INDEPENDENT JOURNALIST Dahr Jamail, author of the new book Beyond the Green Zone: Dispatches from an Unembedded Journalist in Occupied Iraq (available from the AET Book Club), spoke to a full room on Oct. 25 at Busboys and Poets in Washington, DC. For eight months in 2003, Jamail was the only unembedded American reporter covering the U.S. occupation of Iraq. His book is a record of the horror and brutality of that occupation, with a forward written by Amy Goodman, host of Pacifica Radio’s “Democracy Now.”

Jamail painted a sad picture of the situation on the ground in Iraq back in 2003, as well as today. Recalling that he had been in Fallujah when the fighting began, he said that the U.S. had created a disinformation campaign concerning the whole affair. “The U.S. was not attacked,” he stated.

He proceeded to read a passage from his book about his meeting in Baghdad with Dr. Womidh Nadhme, an Iraqi professor. “When I asked him what he thought about the Bush administration’s claim that Iraq was the front line of the ‘War of terrorism and resistance,’ he replied, ‘Here, one would have to distinguish between terrorism and resistance. Terror was unseen here before the invasion. In Fallujah, it is not terrorism, it is resistance.’”

When Jamail finished reading, Anas Shallal, the Iraqi American owner of Busboys, told this reporter that Nadhme was his mother’s cousin.

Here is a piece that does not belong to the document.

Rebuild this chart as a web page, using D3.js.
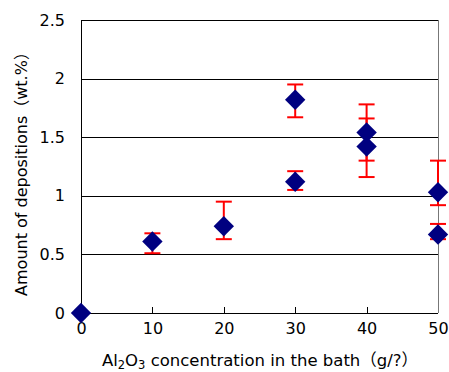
<!DOCTYPE html>
<html lang="en">
<head>
    <meta charset="UTF-8">
    <title>Amount of depositions</title>
    <script src="https://d3js.org/d3.v7.min.js"></script>
    <style>
        html, body {
            margin: 0;
            padding: 0;
            background: #fff;
            overflow: hidden;
        }
        text {
            font-family: "DejaVu Sans", "Noto Sans CJK JP", sans-serif;
            fill: #000;
        }
    </style>
</head>
<body>
    <script>
        // values
        const conc = [0, 10, 20, 30, 30, 40, 40, 50, 50];          // g/?
        const amount = [0, 0.61, 0.74, 1.82, 1.12, 1.54, 1.42, 1.03, 0.67]; // wt.%
        const errLow = [0, 0.51, 0.63, 1.67, 1.05, 1.30, 1.16, 0.92, 0.63];
        const errHigh = [0, 0.68, 0.95, 1.95, 1.21, 1.78, 1.66, 1.30, 0.76];
        const xTicks = [0, 10, 20, 30, 40, 50];
        const yTicks = [0, 0.5, 1, 1.5, 2, 2.5];

        const W = 449, H = 372;
        const plot = { left: 81, right: 438, top: 20, bottom: 313 };

        const svg = d3.select("body").append("svg")
            .attr("width", W)
            .attr("height", H);

        const x = d3.scaleLinear().domain([0, 50]).range([plot.left, plot.right]);
        const y = d3.scaleLinear().domain([0, 2.5]).range([plot.bottom, plot.top]);

        // gridlines + y labels
        const yAxis = svg.append("g")
            .attr("transform", `translate(${plot.left},0)`)
            .call(d3.axisLeft(y)
                .tickValues(yTicks)
                .tickSize(-(plot.right - plot.left))
                .tickPadding(16)
                .tickFormat(d => d));
        yAxis.select(".domain").remove();
        yAxis.selectAll(".tick line").attr("stroke", "#000").attr("shape-rendering", "crispEdges");
        yAxis.selectAll(".tick text").attr("font-size", 16);
        yAxis.attr("font-family", null);

        // x axis with inward ticks
        const xAxis = svg.append("g")
            .attr("transform", `translate(0,${plot.bottom})`)
            .call(d3.axisBottom(x)
                .tickValues(xTicks)
                .tickSize(-6)
                .tickPadding(10));
        xAxis.select(".domain").remove();
        xAxis.selectAll(".tick line").attr("stroke", "#000").attr("shape-rendering", "crispEdges");
        xAxis.selectAll(".tick text").attr("font-size", 16);
        xAxis.attr("font-family", null);

        // plot frame
        const frame = svg.append("g").attr("shape-rendering", "crispEdges");
        frame.append("line").attr("x1", plot.left).attr("x2", plot.left).attr("y1", plot.top).attr("y2", plot.bottom)
            .attr("stroke", "#000");
        frame.append("line").attr("x1", plot.left).attr("x2", plot.right).attr("y1", plot.bottom).attr("y2", plot.bottom)
            .attr("stroke", "#000");
        frame.append("line").attr("x1", plot.left).attr("x2", plot.right).attr("y1", plot.top).attr("y2", plot.top)
            .attr("stroke", "#000");
        frame.append("line").attr("x1", plot.right).attr("x2", plot.right).attr("y1", plot.top).attr("y2", plot.bottom)
            .attr("stroke", "#777");

        const idx = d3.range(conc.length).filter(i => errHigh[i] > errLow[i]);
        const capHalf = 8;

        // error bars
        const eb = svg.append("g").attr("stroke", "#ff0000").attr("stroke-width", 2);
        eb.selectAll(".stem").data(idx).join("line").attr("class", "stem")
            .attr("x1", i => x(conc[i])).attr("x2", i => x(conc[i]))
            .attr("y1", i => y(errLow[i])).attr("y2", i => y(errHigh[i]));
        eb.selectAll(".capL").data(idx).join("line").attr("class", "capL")
            .attr("x1", i => x(conc[i]) - capHalf).attr("x2", i => x(conc[i]) + capHalf)
            .attr("y1", i => y(errLow[i])).attr("y2", i => y(errLow[i]));
        eb.selectAll(".capH").data(idx).join("line").attr("class", "capH")
            .attr("x1", i => x(conc[i]) - capHalf).attr("x2", i => x(conc[i]) + capHalf)
            .attr("y1", i => y(errHigh[i])).attr("y2", i => y(errHigh[i]));

        // diamond markers
        const diamond = d3.symbol().type(d3.symbolDiamond2).size(265);
        svg.append("g").selectAll("path").data(d3.range(conc.length)).join("path")
            .attr("d", diamond)
            .attr("transform", i => `translate(${x(conc[i])},${y(amount[i])})`)
            .attr("fill", "#000080");

        // axis titles
        const xt = svg.append("text")
            .attr("x", 260).attr("y", 366)
            .attr("text-anchor", "middle")
            .attr("font-size", 16.5);
        xt.append("tspan").text("Al");
        xt.append("tspan").attr("font-size", 11.5).attr("dy", 3).text("2");
        xt.append("tspan").attr("dy", -3).text("O");
        xt.append("tspan").attr("font-size", 11.5).attr("dy", 3).text("3");
        xt.append("tspan").attr("dy", -3).text(" concentration in the bath（g/?）");

        svg.append("text")
            .attr("transform", "translate(27,170) rotate(-90)")
            .attr("text-anchor", "middle")
            .attr("font-size", 16)
            .text("Amount of depositions（wt.%）");
    </script>
</body>
</html>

During the question-and-answer period, Jamail invited Steve Connors, who is co-director, along with Molly Bingham, of the new film “Meeting Resistance,” to join him on stage. The film focuses on the lives of eight “insurgents” in Baghdad and the reasons and manner in which they resist the U.S. occupation. 

A woman in the audience told Connors that she had seen his film and was very impressed, but was concerned that the uninformed viewer would walk away from the film feeling that all Iraqis were nothing more than violent religious fanatics. In response, Connors repeated what the U.S. commander at Fallujah told his troops: “We have seen the face of the enemy, he is Satan.” To great applause, Connors asked, “Who is the religious fanatic?”

Connors also pointed out that the West was trying to justify the conquering of Iraq, and does so by demonizing a 1,400-year-old religion.

Asked if he would go back to Iraq today as an unembedded journalist, Jamail replied: “There are no Western unembedded journalists there now. It would be suicide.”